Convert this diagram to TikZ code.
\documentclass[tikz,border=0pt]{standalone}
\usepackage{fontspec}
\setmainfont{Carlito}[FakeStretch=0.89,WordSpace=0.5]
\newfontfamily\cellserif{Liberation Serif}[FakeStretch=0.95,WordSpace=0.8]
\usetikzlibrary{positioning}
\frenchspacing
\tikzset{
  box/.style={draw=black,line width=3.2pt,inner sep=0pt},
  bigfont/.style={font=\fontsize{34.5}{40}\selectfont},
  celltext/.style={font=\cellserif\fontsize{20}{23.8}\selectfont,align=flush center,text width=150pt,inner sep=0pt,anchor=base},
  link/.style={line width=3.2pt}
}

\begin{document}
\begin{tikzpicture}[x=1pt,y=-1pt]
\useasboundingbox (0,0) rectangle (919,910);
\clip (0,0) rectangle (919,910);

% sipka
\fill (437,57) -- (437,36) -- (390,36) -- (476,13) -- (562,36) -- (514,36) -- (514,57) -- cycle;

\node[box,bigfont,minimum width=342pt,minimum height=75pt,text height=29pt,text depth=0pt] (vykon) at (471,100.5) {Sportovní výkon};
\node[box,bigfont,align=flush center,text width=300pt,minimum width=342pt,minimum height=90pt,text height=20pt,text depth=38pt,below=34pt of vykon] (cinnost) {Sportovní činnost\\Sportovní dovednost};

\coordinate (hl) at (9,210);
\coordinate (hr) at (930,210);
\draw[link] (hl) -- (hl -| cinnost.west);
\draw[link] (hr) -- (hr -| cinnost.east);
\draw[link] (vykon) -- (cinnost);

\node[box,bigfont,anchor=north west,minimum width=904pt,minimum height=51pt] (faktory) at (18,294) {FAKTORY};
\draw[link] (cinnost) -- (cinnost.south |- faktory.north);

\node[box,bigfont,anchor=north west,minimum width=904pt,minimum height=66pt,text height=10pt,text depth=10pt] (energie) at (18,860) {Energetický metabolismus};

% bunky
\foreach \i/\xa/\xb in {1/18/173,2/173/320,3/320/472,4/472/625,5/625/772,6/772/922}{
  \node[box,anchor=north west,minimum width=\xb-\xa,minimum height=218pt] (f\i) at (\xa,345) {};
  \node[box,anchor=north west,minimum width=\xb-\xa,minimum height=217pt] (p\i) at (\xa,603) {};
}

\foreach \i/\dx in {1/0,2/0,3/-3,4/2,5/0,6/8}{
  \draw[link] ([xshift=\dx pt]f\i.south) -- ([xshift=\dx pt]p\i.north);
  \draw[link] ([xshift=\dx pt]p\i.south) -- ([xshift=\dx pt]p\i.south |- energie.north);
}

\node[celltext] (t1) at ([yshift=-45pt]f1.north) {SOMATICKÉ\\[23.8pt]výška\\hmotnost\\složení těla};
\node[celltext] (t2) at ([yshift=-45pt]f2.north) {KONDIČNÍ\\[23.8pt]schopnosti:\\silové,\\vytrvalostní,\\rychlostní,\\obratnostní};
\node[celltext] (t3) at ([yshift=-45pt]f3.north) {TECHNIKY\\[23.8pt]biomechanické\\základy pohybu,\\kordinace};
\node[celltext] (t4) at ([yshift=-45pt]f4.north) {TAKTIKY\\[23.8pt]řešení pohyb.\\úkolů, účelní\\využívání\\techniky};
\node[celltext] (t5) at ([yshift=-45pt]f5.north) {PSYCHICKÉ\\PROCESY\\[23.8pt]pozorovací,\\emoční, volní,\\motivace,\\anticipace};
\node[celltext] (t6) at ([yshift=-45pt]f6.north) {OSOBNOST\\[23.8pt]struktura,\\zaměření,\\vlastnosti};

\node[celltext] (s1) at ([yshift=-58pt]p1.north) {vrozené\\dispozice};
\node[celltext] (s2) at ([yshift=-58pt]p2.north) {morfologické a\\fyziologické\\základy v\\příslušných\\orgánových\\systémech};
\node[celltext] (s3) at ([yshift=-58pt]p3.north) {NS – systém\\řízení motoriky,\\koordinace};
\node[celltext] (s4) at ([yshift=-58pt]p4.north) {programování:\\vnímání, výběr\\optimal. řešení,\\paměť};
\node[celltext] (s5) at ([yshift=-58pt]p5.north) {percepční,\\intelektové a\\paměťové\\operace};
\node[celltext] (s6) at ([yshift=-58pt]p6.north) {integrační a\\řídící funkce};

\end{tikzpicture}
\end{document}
━━━
Reproduce only the lines from the top of the material through the one bearing "(514,57) -- cycle;", each exactly as it stands.

Convert this diagram to TikZ code.
\documentclass[tikz,border=0pt]{standalone}
\usepackage{fontspec}
\setmainfont{Carlito}[FakeStretch=0.89,WordSpace=0.5]
\newfontfamily\cellserif{Liberation Serif}[FakeStretch=0.95,WordSpace=0.8]
\usetikzlibrary{positioning}
\frenchspacing
\tikzset{
  box/.style={draw=black,line width=3.2pt,inner sep=0pt},
  bigfont/.style={font=\fontsize{34.5}{40}\selectfont},
  celltext/.style={font=\cellserif\fontsize{20}{23.8}\selectfont,align=flush center,text width=150pt,inner sep=0pt,anchor=base},
  link/.style={line width=3.2pt}
}

\begin{document}
\begin{tikzpicture}[x=1pt,y=-1pt]
\useasboundingbox (0,0) rectangle (919,910);
\clip (0,0) rectangle (919,910);

% sipka
\fill (437,57) -- (437,36) -- (390,36) -- (476,13) -- (562,36) -- (514,36) -- (514,57) -- cycle;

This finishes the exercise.